Ga. High Court Asks If State Can Be Sued Over Abortion Ban

A years-old lawsuit challenging Georgia’s ban on abortions after 20-weeks went before the state Supreme Court Monday.

A years-old lawsuit challenging Georgia’s ban on abortions after 20 weeks went before the state Supreme Court Monday.

But the main question during oral arguments didn’t have much to do with the controversial procedure.

Instead, it focused on “sovereign immunity,” a law that protects state agencies from being sued.

Georgia’s attorney general claimed it prevents the gynecologists, who are challenging the abortion law’s constitutionality, from even bringing the case against the state.

The gynecologists’ counsel Donald Samuel disagreed. He said that citizens have to be able to sue if they believe the state is infringing on their rights.

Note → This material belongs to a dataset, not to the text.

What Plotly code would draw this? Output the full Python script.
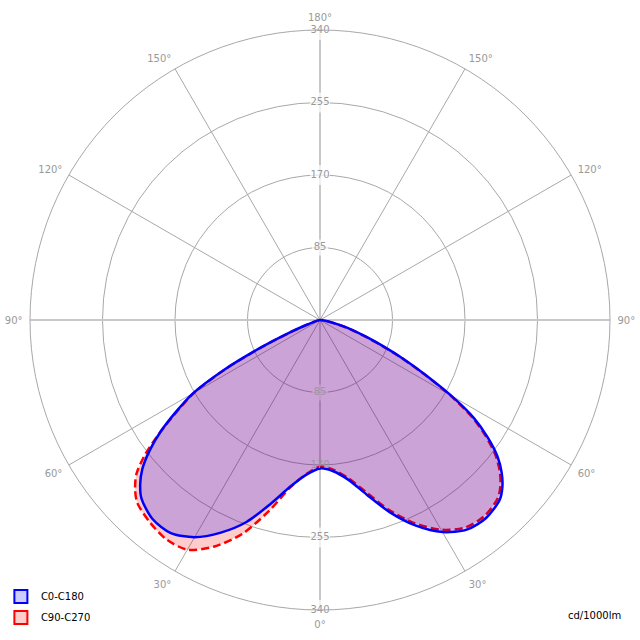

“All of the protections in the Constitution really – and I don’t mean to be overly dramatic – become meaningless if you can never go to court,” Samuel said.

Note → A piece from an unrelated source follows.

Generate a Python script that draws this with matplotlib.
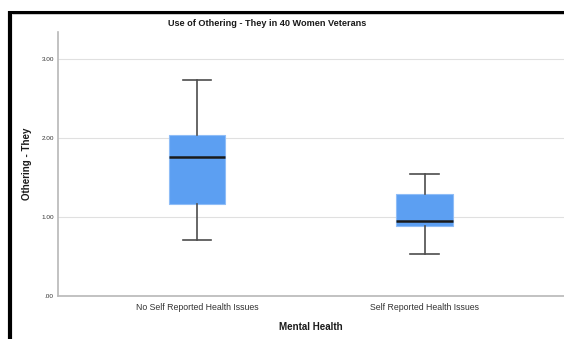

The state said people could simply take their case to federal court or seek an exemption to the state’s sovereign immunity from Georgia legislators.

In its forthcoming decision, the high court will rule solely on the question of whether sovereign immunity shields the state from the gynecologists’ lawsuit.

If the Supreme Court justices decide it does not, then the case will go back to Fulton County Superior Court. There, a judge may finally consider the abortion ban’s constitutionality.

The gynecologists, along with the American Civil Liberties Union, have been fighting the ban since 2012, when Gov. Nathan Deal signed it into law.

A note of disclosure: Donald Samuel is a relative of a WABE news reporter.